Erzurumlu Fatma Seher Hanım, nam-ı diğer Kara Fatma, Kurtuluş Savaşı'nın
sembolleşmiş kadın şahsiyetlerinden biridir. İstiklal Madalyası sahibidir. Ve Üsteğmen rütbesine kadar
yükselmiştir. Emekli edilirken, Emekli edilirken, Üsteğmen rütbesinden maaş bağlanmıştır kendisine. Ancak
Kara Fatma burada örnek bir davranışta bulunarak para için savaşmadığını, bu maaşı alamayacağını
söyleyerek onu tamamen Kızılay'a bağışlamıştır. Bağışlamıştır bağışlamasına ya, dul bir kadın olarak
trajedisinin kırışık satırları da yazılmaya başlamıştır böylece.
Savaş sırasında elleri bir şarapnelin isabet etmesiyle parçalanan 9 yaşındaki kızını zamanı gelince zar
zor evlendirmiş, ancak bu travmanın etkisiyle kızı 'deli gibi' olmuş, çocuklarına dahi bakmaktan aciz duruma
düşmüştür. Bunun üzerine torunlarını da yanına alan Kara Fatma, maaşını bağışladığı Kızılay'ın yardımına
dahi başvurmadan bir geçim mücadelesinin içine atılmıştır.

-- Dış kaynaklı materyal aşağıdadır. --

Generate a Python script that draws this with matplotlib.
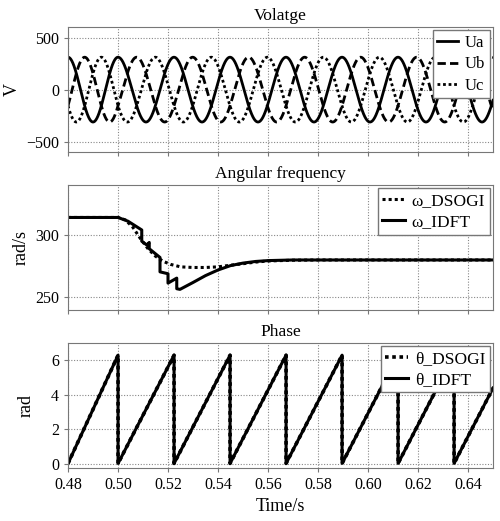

Eş dostun bulduğu işlerde artık yaşının 50'yi geçmiş olmasından dolayı ayrılmış veya çıkarılmış,
neticede beş parasız sokaklarda kalmıştır. Sözünü ettiğim yazımda da belirttiğim gibi, 1933 yılının 9
Ağustos'unda Yedigün dergisinde çıkan Mekki Sait Esen'in "Kara Fatma Rus manastırında" başlıklı
röportajıyla perişan durumu ortaya çıkarılmışsa da, yine bir yardım eli uzanmamış olmalı ki, 1946'da yeni
bir yardım haberi basında yer bulmuştur. 1933'de Galata'daki Rus manastırına sığınmış bulunan Kara Fatma,
torunlarını geçindirebilmek için sokakta dilenmeye çıktığını anlatıyordu muhabire. 1946'da da, yeniden
maaş bağlandığı 1954'de de durumun değişmediğini gazete haberlerinden öğreniyoruz.
Ne yazık ki, 1954 Şubat'ında bağlanan 170 lira maaşı yemeğe Kara Fatma'nın trajik ömrü vefa
etmemiş ve ertesi yıl geçirdiği hastalıktan dolayı vefat etmiştir.